Note: If you are viewing this article within the Help Desk widget from within the course textbook, we recommend opening the article in a new tab with the button in the top right corner (as seen below) so that the images will be easier to see.
A boxplot is a visualization of the five-number summary of a distribution, plus outliers. (For more information on the five-number summary see this article:
five-number summary).
What are the boxes and whiskers in a boxplot?
We use boxplots to show the distribution of data mainly through four quartiles. The boxplot has two whiskers (first quartile, and fourth quartile), and two smaller boxes (second quartile, and third quartile). The two small boxes together make a larger central box, and the range of that box is known as the IQR or interquartile range.
The IQR captures the middle half of the data, or the data excluding the top 25% of data and bottom 25% of data.

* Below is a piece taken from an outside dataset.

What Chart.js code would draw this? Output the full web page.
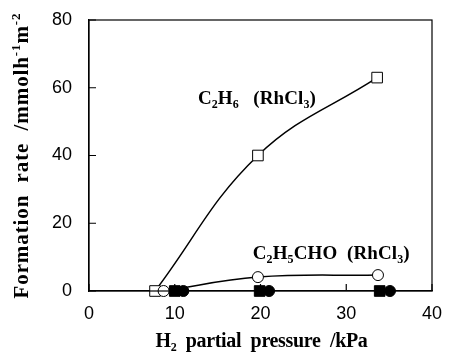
<!DOCTYPE html>
<html><head><meta charset="utf-8">
<script src="https://cdn.jsdelivr.net/npm/chart.js@4"></script>
<style>html,body{margin:0;padding:0;background:#fff}#wrap{width:449px;height:361px}</style>
</head><body><div id="wrap"><canvas id="c" width="449" height="361"></canvas></div>
<script>
// ---- data ----
const xTicks = [0, 10, 20, 30, 40];
const yTicks = [0, 20, 40, 60, 80];
const c2h6X = [7.7, 19.7, 33.6];
const c2h6Y = [0, 40, 63];
const propX = [8.7, 19.7, 33.7];
const propY = [0, 4.1, 4.7];
const filledSqX = [10.0, 19.9, 33.9];
const filledSqY = [0, 0, 0];
const filledCirX = [11.0, 21.0, 35.1];
const filledCirY = [0, 0, 0];
const xTitle = [['H',''],['2','sub'],['  partial  pressure  /kPa','']];
const yTitle = [['Formation  rate  /mmolh',''],['-1','sup'],['m',''],['-2','sup']];
const label1 = [['C',''],['2','sub'],['H',''],['6','sub'],['   (RhCl',''],['3','sub'],[')','']];
const label2 = [['C',''],['2','sub'],['H',''],['5','sub'],['CHO  (RhCl',''],['3','sub'],[')','']];

const pts = (xs, ys) => xs.map((x, i) => ({x: x, y: ys[i]}));

const SERIF = '"Liberation Serif","Times New Roman",serif';
function drawRich(ctx, segs, x, y, size, align, target) {
  const main = 'bold ' + size + 'px ' + SERIF;
  const small = 'bold ' + Math.round(size * 0.62) + 'px ' + SERIF;
  ctx.letterSpacing = '0px';
  let w = 0, n = 0;
  segs.forEach(s => { ctx.font = s[1] ? small : main; w += ctx.measureText(s[0]).width; n += s[0].length; });
  let ls = 0;
  if (target) { ls = (target - w) / n; w = target; }
  let cx = align === 'center' ? x - w / 2 : x;
  ctx.textBaseline = 'alphabetic';
  ctx.textAlign = 'left';
  segs.forEach(s => {
    ctx.font = s[1] ? small : main;
    let dy = 0;
    if (s[1] === 'sub') dy = size * 0.22;
    if (s[1] === 'sup') dy = -size * 0.36;
    ctx.letterSpacing = ls + 'px';
    ctx.fillText(s[0], cx, y + dy);
    cx += ctx.measureText(s[0]).width;
  });
  ctx.letterSpacing = '0px';
}

const deco = {
  id: 'deco',
  afterDraw(chart) {
    const ctx = chart.ctx, a = chart.chartArea;
    const xs = chart.scales.x, ys = chart.scales.y;
    ctx.save();
    ctx.strokeStyle = '#000';
    ctx.lineWidth = 1.2;
    ctx.strokeRect(a.left, a.top, a.right - a.left, a.bottom - a.top);
    ctx.beginPath();
    xTicks.forEach(v => { const p = xs.getPixelForValue(v); ctx.moveTo(p, a.bottom); ctx.lineTo(p, a.bottom - 7); });
    yTicks.forEach(v => { const p = ys.getPixelForValue(v); ctx.moveTo(a.left, p); ctx.lineTo(a.left + 7, p); });
    ctx.stroke();
    ctx.fillStyle = '#000';
    drawRich(ctx, xTitle, (a.left + a.right) / 2 + 1, 347, 20, 'center', 212);
    ctx.save();
    ctx.translate(28, (a.top + a.bottom) / 2);
    ctx.rotate(-Math.PI / 2);
    drawRich(ctx, yTitle, 0, 0, 21, 'center', 286);
    ctx.restore();
    drawRich(ctx, label1, xs.getPixelForValue(12.7), ys.getPixelForValue(55.2), 19, 'left', 118);
    drawRich(ctx, label2, xs.getPixelForValue(19.1), ys.getPixelForValue(9.4), 19, 'left', 157);
    ctx.restore();
  }
};

new Chart(document.getElementById('c'), {
  type: 'scatter',
  data: {
    datasets: [
      {data: pts(c2h6X, c2h6Y), showLine: true, borderColor: '#000', borderWidth: 1.5,
       pointStyle: 'rect', pointRadius: 7.5, pointBackgroundColor: '#fff', pointBorderColor: '#000', pointBorderWidth: 1,
       tension: 0.4, clip: false, order: 2},
      {data: pts(propX, propY), showLine: true, borderColor: '#000', borderWidth: 1.5,
       pointStyle: 'circle', pointRadius: 5.5, pointBackgroundColor: '#fff', pointBorderColor: '#000', pointBorderWidth: 1,
       tension: 0.4, clip: false, order: 1},
      {data: pts(filledCirX, filledCirY), showLine: false,
       pointStyle: 'circle', pointRadius: 5.5, pointBackgroundColor: '#000', pointBorderColor: '#000', clip: false, order: 0},
      {data: pts(filledSqX, filledSqY), showLine: false,
       pointStyle: 'rect', pointRadius: 7.5, pointBackgroundColor: '#000', pointBorderColor: '#000', clip: false, order: 0}
    ]
  },
  options: {
    responsive: false, animation: false,
    layout: {padding: {top: 20, right: 17, left: 0, bottom: 0}},
    plugins: {legend: {display: false}, tooltip: {enabled: false}},
    scales: {
      x: {type: 'linear', min: 0, max: 40,
          afterBuildTicks: s => { s.ticks = xTicks.map(v => ({value: v})); },
          afterFit: s => { s.height = 70; },
          grid: {display: false}, border: {display: true, color: '#000', width: 1.2},
          ticks: {color: '#000', padding: 4, maxRotation: 0, font: {family: '"Liberation Sans",Arial,sans-serif', size: 18}}},
      y: {type: 'linear', min: 0, max: 80,
          afterBuildTicks: s => { s.ticks = yTicks.map(v => ({value: v})); },
          afterFit: s => { s.width = 89; },
          grid: {display: false}, border: {display: true, color: '#000', width: 1.2},
          ticks: {color: '#000', padding: 9, font: {family: '"Liberation Sans",Arial,sans-serif', size: 18}}}
    }
  },
  plugins: [deco]
});
</script></body></html>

Q1 to the Median (middle black line) represents data that fall within the second quartile, and the Median to Q3 represent the third quartile of the data.
The length of the box or whiskers shows you how spread out those values are, but each quartile contains an equal number of data points, so even if one whisker is longer than the other it does not mean there are more data points in that whisker. If there are any outliers in a distribution, they will appear as separate data points beyond the whiskers of the boxplot.
Example
In the boxplot below, we can see the distribution of the following values (n = 12):
3, 4, 5, 8, 10, 18, 19, 19, 20, 22, 24, 29
We have 12 values, so if we include the dots for each value along with the boxplot (using the gf_jitter() function) we can see that each quartile contains 3 points. We can also see that the second and fourth quartiles have more spread than the other two quartiles
Boxplots and Outliers
If we take the same distribution above and just change the last two values from 24 and 29, to 55 and 60:
3, 4, 5, 8, 10, 18, 19, 19, 20, 22, 55, 60
We get the boxplot below:
The points that appear on a boxplot are the outliers. If they appear above the top whisker, they are outliers because R has checked whether these values are greater than Q3+1.5*IQR. If they appear below the bottom whisker, they are outliers because their values are smaller than Q1−1.5*IQR. When there are outliers, the end of the whiskers depicts the max or min value that is not considered an outlier.

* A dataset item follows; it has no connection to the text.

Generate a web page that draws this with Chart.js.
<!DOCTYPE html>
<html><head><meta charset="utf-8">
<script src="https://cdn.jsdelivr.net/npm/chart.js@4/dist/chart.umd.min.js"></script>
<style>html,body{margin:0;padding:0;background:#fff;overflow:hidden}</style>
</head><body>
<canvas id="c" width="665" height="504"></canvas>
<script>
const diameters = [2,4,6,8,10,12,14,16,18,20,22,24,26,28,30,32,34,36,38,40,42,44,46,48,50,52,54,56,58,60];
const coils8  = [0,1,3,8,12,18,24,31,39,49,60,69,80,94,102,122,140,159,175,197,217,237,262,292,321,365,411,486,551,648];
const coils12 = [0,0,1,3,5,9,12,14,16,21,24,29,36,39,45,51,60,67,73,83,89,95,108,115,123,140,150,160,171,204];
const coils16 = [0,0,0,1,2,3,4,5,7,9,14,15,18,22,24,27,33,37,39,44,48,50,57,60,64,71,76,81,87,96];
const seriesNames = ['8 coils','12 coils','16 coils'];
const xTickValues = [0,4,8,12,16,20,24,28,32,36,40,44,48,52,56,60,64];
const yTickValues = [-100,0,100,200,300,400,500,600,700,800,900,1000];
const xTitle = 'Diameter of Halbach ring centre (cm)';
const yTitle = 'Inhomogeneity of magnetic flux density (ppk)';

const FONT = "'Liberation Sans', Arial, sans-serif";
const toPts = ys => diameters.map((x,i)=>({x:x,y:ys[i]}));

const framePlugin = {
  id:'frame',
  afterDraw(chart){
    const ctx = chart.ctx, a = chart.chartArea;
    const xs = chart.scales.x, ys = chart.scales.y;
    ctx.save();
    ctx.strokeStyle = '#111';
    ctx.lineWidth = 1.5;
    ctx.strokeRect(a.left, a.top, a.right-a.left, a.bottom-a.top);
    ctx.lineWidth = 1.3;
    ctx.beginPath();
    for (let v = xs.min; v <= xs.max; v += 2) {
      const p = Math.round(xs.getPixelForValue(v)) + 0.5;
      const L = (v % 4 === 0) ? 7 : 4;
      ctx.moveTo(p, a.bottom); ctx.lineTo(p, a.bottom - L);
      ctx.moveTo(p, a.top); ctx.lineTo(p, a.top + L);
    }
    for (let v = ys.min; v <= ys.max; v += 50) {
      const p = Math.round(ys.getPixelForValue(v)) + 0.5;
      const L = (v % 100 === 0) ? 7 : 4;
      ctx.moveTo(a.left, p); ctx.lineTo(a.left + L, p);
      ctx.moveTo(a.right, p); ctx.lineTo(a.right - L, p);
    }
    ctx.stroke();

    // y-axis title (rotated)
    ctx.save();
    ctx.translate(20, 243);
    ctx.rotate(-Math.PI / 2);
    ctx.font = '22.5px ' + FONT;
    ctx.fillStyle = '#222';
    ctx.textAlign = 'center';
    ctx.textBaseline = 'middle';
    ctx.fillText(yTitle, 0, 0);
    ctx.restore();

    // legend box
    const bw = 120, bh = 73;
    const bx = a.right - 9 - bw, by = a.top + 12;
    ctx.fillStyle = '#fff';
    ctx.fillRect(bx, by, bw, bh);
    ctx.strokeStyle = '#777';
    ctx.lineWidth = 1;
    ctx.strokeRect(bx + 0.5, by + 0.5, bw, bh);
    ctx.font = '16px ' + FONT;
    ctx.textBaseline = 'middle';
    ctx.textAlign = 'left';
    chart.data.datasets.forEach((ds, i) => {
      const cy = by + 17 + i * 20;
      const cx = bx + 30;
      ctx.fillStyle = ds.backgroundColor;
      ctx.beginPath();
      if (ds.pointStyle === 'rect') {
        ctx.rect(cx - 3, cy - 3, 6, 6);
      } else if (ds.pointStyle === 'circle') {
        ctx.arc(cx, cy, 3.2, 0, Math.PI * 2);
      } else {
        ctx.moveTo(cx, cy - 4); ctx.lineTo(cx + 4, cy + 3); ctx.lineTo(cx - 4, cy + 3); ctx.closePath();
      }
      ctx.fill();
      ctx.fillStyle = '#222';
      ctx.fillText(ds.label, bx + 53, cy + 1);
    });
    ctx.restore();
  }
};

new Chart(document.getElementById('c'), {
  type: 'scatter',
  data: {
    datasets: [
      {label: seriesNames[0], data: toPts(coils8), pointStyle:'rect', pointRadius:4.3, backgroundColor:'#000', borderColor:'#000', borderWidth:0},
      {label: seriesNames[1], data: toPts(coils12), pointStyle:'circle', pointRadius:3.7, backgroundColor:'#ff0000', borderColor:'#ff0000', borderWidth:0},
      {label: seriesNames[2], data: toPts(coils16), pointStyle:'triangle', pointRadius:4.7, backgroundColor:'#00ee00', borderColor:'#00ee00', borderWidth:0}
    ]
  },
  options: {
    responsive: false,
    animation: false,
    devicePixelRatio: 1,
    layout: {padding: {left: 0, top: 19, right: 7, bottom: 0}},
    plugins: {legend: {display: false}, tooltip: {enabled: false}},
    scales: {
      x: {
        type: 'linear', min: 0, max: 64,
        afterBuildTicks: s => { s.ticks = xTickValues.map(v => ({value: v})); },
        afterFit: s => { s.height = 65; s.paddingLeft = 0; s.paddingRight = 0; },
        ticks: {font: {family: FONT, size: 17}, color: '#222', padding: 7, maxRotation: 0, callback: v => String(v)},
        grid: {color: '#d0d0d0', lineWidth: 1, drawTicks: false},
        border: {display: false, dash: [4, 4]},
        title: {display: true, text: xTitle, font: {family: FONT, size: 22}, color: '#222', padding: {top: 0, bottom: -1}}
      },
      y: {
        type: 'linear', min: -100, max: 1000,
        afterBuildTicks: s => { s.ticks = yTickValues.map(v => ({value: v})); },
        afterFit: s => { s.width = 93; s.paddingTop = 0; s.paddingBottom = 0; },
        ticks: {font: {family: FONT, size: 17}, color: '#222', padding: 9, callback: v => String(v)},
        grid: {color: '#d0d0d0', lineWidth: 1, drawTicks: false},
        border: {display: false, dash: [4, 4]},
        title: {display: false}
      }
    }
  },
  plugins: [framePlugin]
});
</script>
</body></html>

What types of variables are used in a boxplot?
Also note that the boxplots above are displaying the distribution for a single, quantitative variable, and that the horizontal width of the boxes (along the x-axis, in this case) does not mean anything. If we wanted to compare boxplots across the groups of a categorical variable, we could do so, as seen below. In this case, we can compare the distribution textbook cost (a quantitative variable) for four different academic fields (a categorical variable). Again, the horizontal width of the boxes is not meaningful.
Switching the variables on each axis
We can also switch the variables for the axes of our boxplots if we prefer to view them that way, by switching the variables around the ~ in our code. For instance, the code below produces the boxplots above:
gf_boxplot(Cost ~ Field, data = TextbookCosts) %>% gf_jitter()
But if we switch around the variables, like so:
gf_boxplot(Field ~ Cost, data = TextbookCosts) %>% gf_jitter()
We get the visualization below. Notice that now the cost of the textbooks is along the x-axis now, and the groups (Field) run along the y-axis. When our boxplots are displayed in this format, now it is the vertical width of the boxes that is not meaningful.